Can I briefly explain what I would like to do with Condor? We have 4
machines and we plan to make one of the machines the Condor master and the
other 3 machines shall be condor slaves and they are dedicated machines just
for the job in hand. We are planning on running 30 batch files on each of
the Condor slave machines and then return the output to the Condor master.
The condor slave machines does nothing but run the batch files. Hopefully
all of this makes sense and I can actually do this with Condor. So I decided
I should have Personal Condor on my own machine and make sure everything's
running fine before porting it to the 4 cluster machines.
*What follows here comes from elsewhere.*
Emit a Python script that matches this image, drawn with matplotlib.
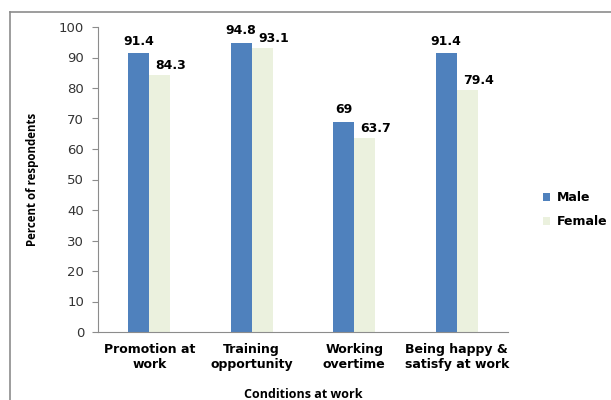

I've changed my
submit file to reflect the full path of my argument as Alan De Smet
suggested but I'm still not getting any sort of output. On it's own, without
Condor, Ifrf.exe just needs combine.ipf as its argument, and I should get a
bunch of output in the same path as combine.ipf. I would like to use Condor
to do the same thing cos I'll be combining 3 machines together. I realize
this is an easy task cos I'm not really asking the job to do much but I'm
messing up somewhere and I'm not sure what I'm doing wrong. I suspect it's
something to do with the way I'm defining the path to the combine.ipf file.
I really appreciate all of your help so far. Cheers

executable       = Ifrf.exe
universe         = vanilla
transfer_input_files    = C:\ENKF\parameter\combine.ipf
when_to_transfer_output = ON_EXIT_OR_EVICT
arguments        = combine.ipf
output           = test.out
error            = test.error
log              = test.log
queue

----- Original Message ----- 
From: "Matt Hope" <matthew.hope@xxxxxxxxx>
To: "Condor-Users Mail List" <condor-users@xxxxxxxxxxx>
Sent: Monday, March 14, 2005 6:03 PM
Subject: Re: [Condor-users] Absolute and relative paths on Windows.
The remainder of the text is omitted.